**Task brief**
Copy the material below verbatim from the line with "Emit a Python" to the line with "years = list(range(1900, 2016))", both lines included, omitting pictures and every line outside that range.

Collected data entries:
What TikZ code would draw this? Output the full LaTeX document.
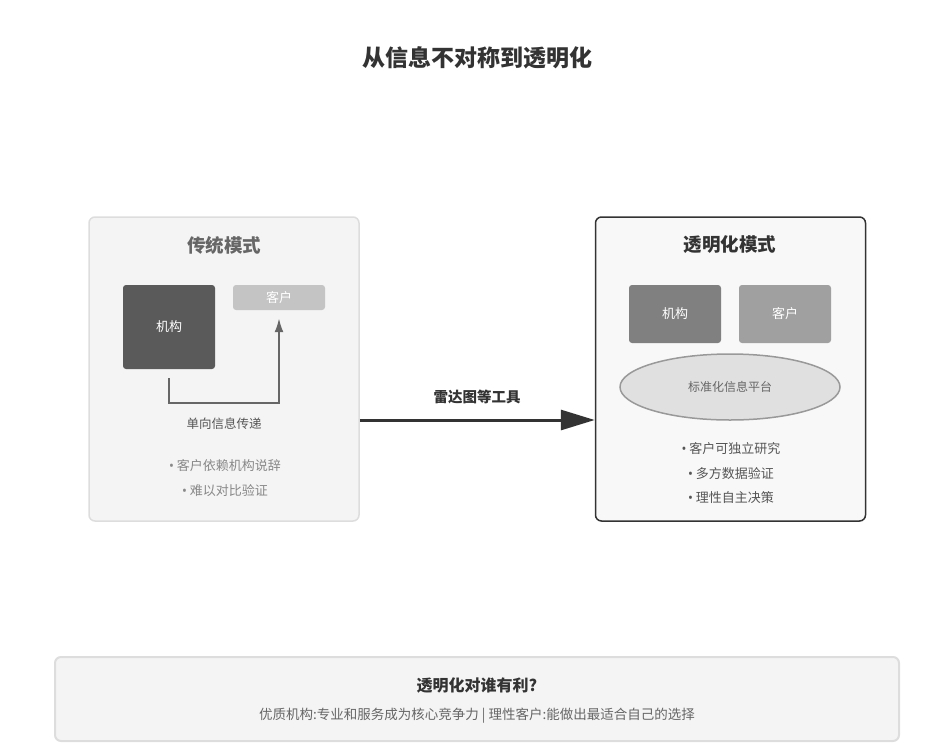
\documentclass[tikz,border=0pt]{standalone}
\usepackage{fontspec}
\setmainfont{Noto Sans CJK SC}
\newfontfamily\dotfont{Noto Sans}
\usepackage{xcolor}
\usepackage{tikz}
\usetikzlibrary{arrows.meta,positioning,shapes.geometric}
\definecolor{trInk}{HTML}{333333}
\definecolor{trGrey}{HTML}{666666}
\definecolor{trMuted}{HTML}{888888}
\definecolor{trText}{HTML}{555555}
\definecolor{trEdge}{HTML}{DDDDDD}
\definecolor{trPale}{HTML}{F4F4F4}
\definecolor{trSoft}{HTML}{F8F8F8}
\definecolor{trOrgDark}{HTML}{5A5A5A}
\definecolor{trClientPale}{HTML}{C4C4C4}
\definecolor{trOrgMid}{HTML}{808080}
\definecolor{trClientMid}{HTML}{A0A0A0}
\definecolor{trPlatform}{HTML}{E0E0E0}
\definecolor{trPlatformEdge}{HTML}{999999}
\newcommand{\dotitem}{{\dotfont •}\hspace{3pt}}
\tikzset{
  modepanel/.style={rectangle,draw=trEdge,line width=1.5pt,fill=trPale,rounded corners=6pt,
    minimum width=270pt,minimum height=304pt,inner sep=0pt},
  openpanel/.style={modepanel,draw=trInk,fill=trSoft},
  rolebox/.style={rectangle,rounded corners=3pt,minimum width=92pt,inner sep=0pt,
    text=white,font=\fontsize{13}{15}\selectfont},
  platform/.style={ellipse,draw=trPlatformEdge,line width=1.5pt,fill=trPlatform,
    minimum width=220pt,minimum height=66pt,inner sep=0pt,text=trGrey,font=\fontsize{12}{14}\selectfont},
  panelhead/.style={font=\fontsize{18.5}{21}\selectfont\bfseries},
  bullet/.style={font=\fontsize{13}{15}\selectfont,inner sep=0pt},
  linkarrow/.style={-{Latex[length=14pt,width=9pt]},draw=trGrey,line width=2pt},
  toolarrow/.style={-{Triangle[length=34pt,width=20pt]},draw=trInk,line width=3pt}
}
\begin{document}
\begin{tikzpicture}[x=1pt,y=-1pt]
  \useasboundingbox (0,0) rectangle (952,755);
  \node[font=\fontsize{23}{27}\selectfont\bfseries,text=trInk] (title) at (477,58) {从信息不对称到透明化};

  % traditional mode
  \node[modepanel] (oldpanel) at (224,369) {};
  \node[panelhead,text=trGrey] (oldhead) at (224,245) {传统模式};
  \node[rolebox,fill=trOrgDark,minimum height=84pt] (oldorg) at (169,327) {机构};
  \node[rolebox,fill=trClientPale,minimum height=25pt] (oldclient) at (279,297.5) {客户};
  \draw[linkarrow,shorten <=9pt,shorten >=8pt] (oldorg.south) -- ++(0,34) -| (oldclient.south);
  \node[bullet,text=trText,font=\fontsize{12.5}{14}\selectfont] (oneway) at (224,424) {单向信息传递};
  \node[bullet,text=trMuted] (oldpointa) at (225,466) {\dotitem 客户依赖机构说辞};
  \node[bullet,text=trMuted,below=12pt of oldpointa] (oldpointb) {\dotitem 难以对比验证};

  % transparent mode
  \node[openpanel] (newpanel) at (730.5,369) {};
  \node[panelhead,text=trInk] (newhead) at (730,245) {透明化模式};
  \node[rolebox,fill=trOrgMid,minimum height=58pt] (neworg) at (675,314) {机构};
  \node[rolebox,fill=trClientMid,minimum height=58pt] (newclient) at (785,314) {客户};
  \node[platform] (hub) at (730,387) {标准化信息平台};
  \node[bullet,text=trText] (newpointa) at (731,449) {\dotitem 客户可独立研究};
  \node[bullet,text=trText,below=12pt of newpointa] (newpointb) {\dotitem 多方数据验证};
  \node[bullet,text=trText,below=12pt of newpointb] (newpointc) {\dotitem 理性自主决策};

  % shift between the modes
  \coordinate (flowline) at (0,420);
  \draw[toolarrow] (oldpanel.east |- flowline) -- (newpanel.west |- flowline);
  \node[font=\fontsize{14.5}{17}\selectfont\bfseries,text=trInk] (toollabel) at (477,397) {雷达图等工具};

  % who gains
  \node[modepanel,line width=2pt,minimum width=844pt,minimum height=84pt] (gainbox) at (477,699) {};
  \node[font=\fontsize{16}{19}\selectfont\bfseries,text=trInk] (gainhead) at (477,685) {透明化对谁有利?};
  \node[bullet,text=trGrey,font=\fontsize{13.5}{16}\selectfont] (gaintext) at (477,716) {优质机构:专业和服务成为核心竞争力 | 理性客户:能做出最适合自己的选择};
\end{tikzpicture}
\end{document}
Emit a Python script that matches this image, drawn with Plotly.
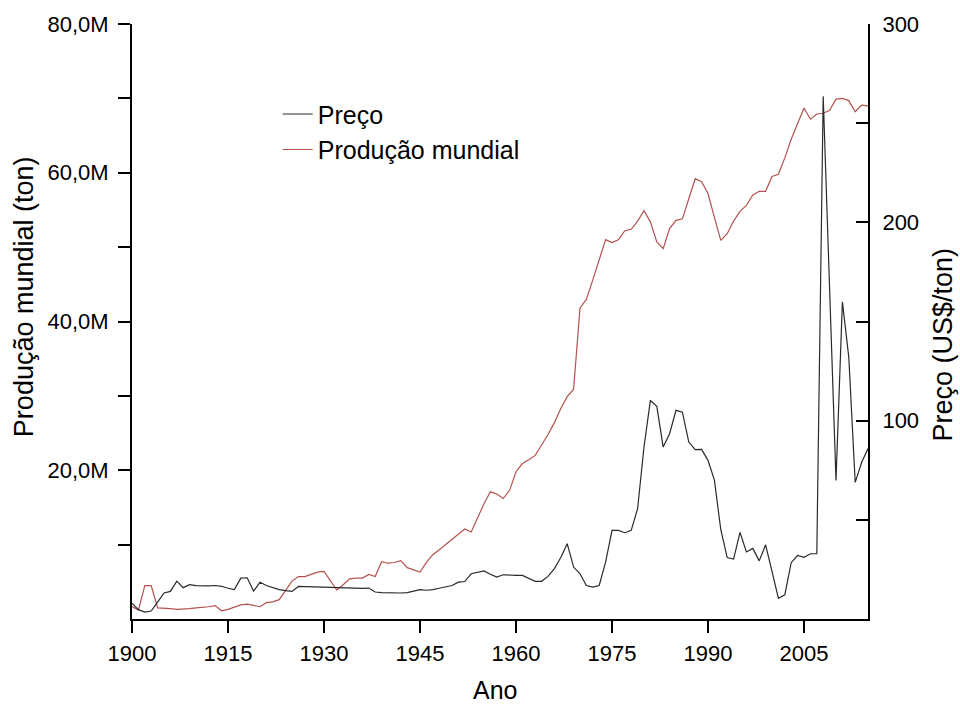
import plotly.graph_objects as go

# ---- data ----
years = list(range(1900, 2016))

producao_mt = [  # world production, million tonnes, 1900-2015
    1.66, 1.2, 4.5, 4.5, 1.5, 1.4, 1.4, 1.3, 1.3, 1.4,
    1.5, 1.55, 1.65, 1.8, 1.1, 1.3, 1.55, 1.9, 2.0, 1.85,
    1.65, 2.2, 2.3, 2.6, 3.9, 5.1, 5.7, 5.7, 6.0, 6.3,
    6.4, 5.1, 3.9, 4.6, 5.4, 5.5, 5.5, 6.0, 5.7, 7.7,
    7.5, 7.6, 7.85, 6.9, 6.6, 6.3, 7.6, 8.65, 9.3, 10.0,
    10.6, 11.3, 12.1, 11.7, 13.6, 15.5, 17.1, 16.8, 16.2, 17.3,
    19.8, 20.9, 21.4, 22.0, 23.4, 24.8, 26.4, 28.3, 29.9, 30.9,
    41.8, 43.0, 45.6, 48.3, 51.0, 50.6, 51.0, 52.2, 52.4, 53.5,
    54.9, 53.4, 50.7, 49.8, 52.5, 53.6, 53.8, 56.5, 59.2, 58.8,
    57.2, 54.0, 50.9, 51.8, 53.5, 54.8, 55.6, 57.0, 57.5, 57.5,
    59.5, 59.8, 62.0, 64.5, 66.5, 68.7, 67.2, 67.9, 68.0, 68.4,
    69.9, 70.0, 69.7, 68.2, 69.1, 69.0,
]
producao = [v * 1e6 for v in producao_mt]

preco = [  # price, US$/ton, 1900-2015
    8.0, 4.7, 3.5, 4.0, 8.5, 13.1, 13.9, 19.1, 15.8, 17.3,
    16.8, 16.6, 16.7, 16.9, 16.5, 15.5, 14.8, 20.6, 20.8, 14.1,
    18.5, 16.9, 15.8, 14.8, 14.3, 13.9, 16.4, 16.3, 16.2, 16.1,
    16.0, 15.8, 15.7, 15.5, 15.4, 15.3, 15.4, 15.6, 13.6, 13.3,
    13.2, 13.1, 13.1, 13.3, 13.9, 14.8, 14.5, 14.8, 15.5, 16.1,
    16.9, 18.6, 18.9, 22.8, 23.4, 24.2, 22.6, 21.1, 22.3, 22.0,
    22.0, 22.0, 20.5, 19.0, 19.0, 21.5, 25.4, 31.0, 38.0, 26.2,
    22.8, 16.9, 16.1, 16.9, 28.7, 44.7, 44.7, 43.5, 44.7, 55.6,
    86.7, 110.2, 107.2, 86.7, 93.4, 105.2, 104.3, 89.2, 85.4, 85.5,
    80.0, 70.0, 45.0, 31.0, 30.2, 43.7, 33.8, 35.6, 29.3, 37.4,
    24.0, 10.4, 12.2, 28.4, 32.0, 31.1, 32.9, 32.9, 263.5, 166.0,
    69.8, 159.9, 132.0, 68.9, 78.9, 86.0,
]

x_ticks = [1900, 1915, 1930, 1945, 1960, 1975, 1990, 2005]
y1_ticks = [10e6, 20e6, 30e6, 40e6, 50e6, 60e6, 70e6, 80e6]
y1_text = ["", "20,0M", "", "40,0M", "", "60,0M", "", "80,0M"]
y2_ticks = [50, 100, 150, 200, 250, 300]
y2_text = ["", "100", "", "200", "", "300"]

FONT = "Liberation Sans, Arial, sans-serif"

fig = go.Figure()
fig.add_trace(go.Scatter(
    x=years, y=producao, name="Produção mundial", mode="lines",
    line=dict(color="#b5524f", width=1.2), legendrank=2,
))
fig.add_trace(go.Scatter(
    x=years, y=preco, name="Preço", mode="lines", yaxis="y2",
    line=dict(color="#2a2a2a", width=1.2), legendrank=1,
))

axis_common = dict(
    showline=True, linecolor="black", linewidth=2,
    showgrid=False, zeroline=False,
    tickcolor="black", tickwidth=2, ticklen=12,
    tickfont=dict(family=FONT, size=22, color="black"),
)

fig.update_layout(
    width=960, height=705,
    margin=dict(l=132, r=92, t=24, b=86),
    paper_bgcolor="white", plot_bgcolor="white",
    font=dict(family=FONT, color="black"),
    xaxis=dict(range=[1900, 2015], tickmode="array", tickvals=x_ticks,
               ticks="outside", ticklabelstandoff=2, **axis_common),
    yaxis=dict(range=[0, 80e6], tickmode="array", tickvals=y1_ticks,
               ticktext=y1_text, ticks="outside", ticklabelstandoff=5,
               **axis_common),
    yaxis2=dict(range=[0, 300], tickmode="array", tickvals=y2_ticks,
                ticktext=y2_text, ticks="inside", overlaying="y",
                side="right", ticklabelstandoff=8, **axis_common),
    legend=dict(x=0.198, y=0.887, xanchor="left", yanchor="top",
                bgcolor="rgba(0,0,0,0)", font=dict(family=FONT, size=25),
                tracegroupgap=0),
    showlegend=True,
    annotations=[
        dict(text="Produção mundial (ton)", xref="paper", yref="paper",
             x=-0.1467, y=0.541, textangle=-90, showarrow=False,
             xanchor="center", yanchor="middle",
             font=dict(family=FONT, size=27)),
        dict(text="Preço (US$/ton)", xref="paper", yref="paper",
             x=1.1025, y=0.462, textangle=-90, showarrow=False,
             xanchor="center", yanchor="middle",
             font=dict(family=FONT, size=27)),
        dict(text="Ano", xref="paper", yref="paper",
             x=0.493, y=-0.12, showarrow=False,
             xanchor="center", yanchor="middle",
             font=dict(family=FONT, size=25)),
    ],
)

fig.write_html("out.html")
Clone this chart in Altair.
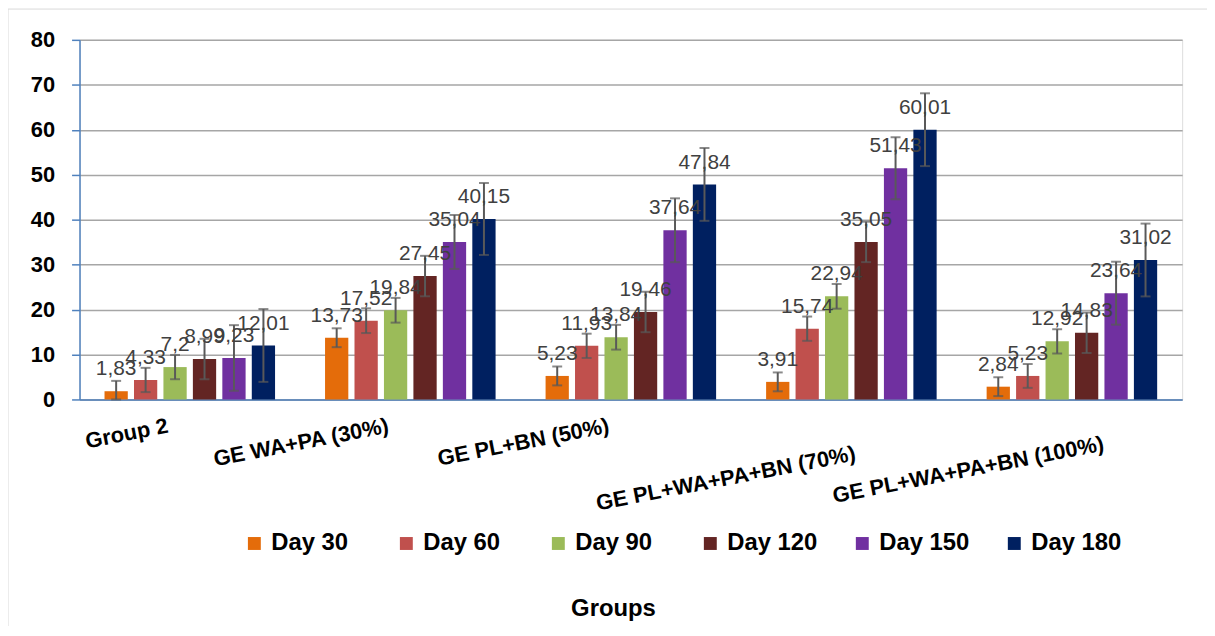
import altair as alt
import pandas as pd

groups = ["Group 2", "GE WA+PA (30%)", "GE PL+BN (50%)", "GE PL+WA+PA+BN (70%)", "GE PL+WA+PA+BN  (100%)"]
days = ["Day 30", "Day 60", "Day 90", "Day 120", "Day 150", "Day 180"]
colors = ["#E46C0A", "#C0504D", "#9BBB59", "#632523", "#7030A0", "#002060"]

day30 = [1.83, 13.73, 5.23, 3.91, 2.84]
day60 = [4.33, 17.52, 11.93, 15.74, 5.23]
day90 = [7.2, 19.84, 13.84, 22.94, 12.92]
day120 = [8.99, 27.45, 19.46, 35.05, 14.83]
day150 = [9.23, 35.04, 37.64, 51.43, 23.64]
day180 = [12.01, 40.15, 47.84, 60.01, 31.02]

err30 = [2.3, 2.1, 2.1, 2.1, 2.1]
err60 = [2.7, 2.75, 2.7, 2.7, 2.65]
err90 = [2.7, 2.75, 2.75, 2.75, 2.7]
err120 = [4.5, 4.5, 4.5, 4.5, 4.5]
err150 = [7.3, 6.0, 7.1, 6.9, 7.0]
err180 = [8.1, 8.0, 8.1, 8.1, 8.1]

y_ticks = [0, 10, 20, 30, 40, 50, 60, 70, 80]

series = [day30, day60, day90, day120, day150, day180]
errs = [err30, err60, err90, err120, err150, err180]
rows = []
for d, vals, es in zip(days, series, errs):
    for g, v, e in zip(groups, vals, es):
        rows.append({"group": g, "day": d, "value": v, "lo": v - e, "hi": v + e,
                     "label": str(v).replace(".", ",")})
df = pd.DataFrame(rows)

FONT = "Liberation Sans"
W, H = 1110, 362

T70 = "indexof(datum.value, '70%') >= 0"
T100 = "indexof(datum.value, '100%') >= 0"

x_enc = alt.X("group:N", sort=groups,
              scale=alt.Scale(paddingInner=0.2, paddingOuter=0.1),
              axis=alt.Axis(labelAngle=-11, labelAlign="right", labelBaseline="top",
                            labelFontSize=22, labelFontWeight="bold", labelFont=FONT,
                            labelColor="#000000", labelLimit=600,
                            labelOffset={"condition": [{"test": T70, "value": 2},
                                                       {"test": T100, "value": 30}],
                                         "value": -24},
                            labelPadding={"condition": [{"test": T70, "value": 44},
                                                        {"test": T100, "value": 34}],
                                          "value": 16},
                            ticks=False, domainColor="#4F81BD",
                            domainWidth=1.5, title="Groups", titleFontSize=24,
                            titleFont=FONT, titleFontWeight="bold", titleColor="#000000",
                            titleX=537, titleY=210, titleBaseline="middle", grid=False))
xo_enc = alt.XOffset("day:N", sort=days, scale=alt.Scale(paddingInner=0.21, paddingOuter=0.1))
y_scale = alt.Scale(domain=[0, 80], clamp=True, nice=False)

base = alt.Chart(df).encode(x=x_enc, xOffset=xo_enc)

bars = base.mark_bar().encode(
    y=alt.Y("value:Q", scale=y_scale,
            axis=alt.Axis(values=y_ticks, grid=True, gridColor="#A6A6A6", gridWidth=1.5,
                          domainColor="#4F81BD", domainWidth=1.5, tickColor="#4F81BD",
                          tickWidth=1.5, tickSize=8, labelFontSize=22, labelFontWeight="bold",
                          labelFont=FONT, labelColor="#000000", labelPadding=17, title=None)),
    color=alt.Color("day:N", sort=days, scale=alt.Scale(domain=days, range=colors),
                    legend=alt.Legend(orient="none", legendX=164, legendY=495,
                                      direction="horizontal", title=None, symbolType="square",
                                      symbolSize=169, symbolStrokeWidth=0, labelFontSize=24,
                                      labelFontWeight="bold", labelFont=FONT,
                                      labelColor="#000000", labelOffset=5, columnPadding=33,
                                      gridAlign="all", labelLimit=300)),
)

rules = base.mark_rule(color="#595959", strokeWidth=2).encode(
    y=alt.Y("lo:Q", scale=y_scale), y2="hi:Q")
caps_hi = base.mark_tick(color="#595959", thickness=2, size=10).encode(
    y=alt.Y("hi:Q", scale=y_scale))
caps_lo = base.mark_tick(color="#595959", thickness=2, size=10).encode(
    y=alt.Y("lo:Q", scale=y_scale))

labels = base.mark_text(fontSize=21, font=FONT, color="#404040", baseline="alphabetic",
                        dy=-16).encode(y=alt.Y("value:Q", scale=y_scale), text="label:N")

frame = alt.Chart(pd.DataFrame({"a": [0]})).mark_rect(fill=None, stroke="#D9D9D9",
                                                       strokeWidth=1).encode(
    x=alt.value(-72), x2=alt.value(1160), y=alt.value(-31), y2=alt.value(593))

chart = alt.layer(frame, bars, rules, caps_hi, caps_lo, labels).properties(
    width=W, height=H,
    autosize=alt.AutoSizeParams(type="none"),
    padding={"left": 72, "top": 30, "right": 25, "bottom": 226},
).configure_view(stroke=None).configure(background="#FFFFFF")

chart.save("out.html", embed_options={"renderer": "svg", "actions": False})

**Result for this task**
Emit a Python script that matches this image, drawn with Plotly.
import plotly.graph_objects as go

# ---- data ----
years = list(range(1900, 2016))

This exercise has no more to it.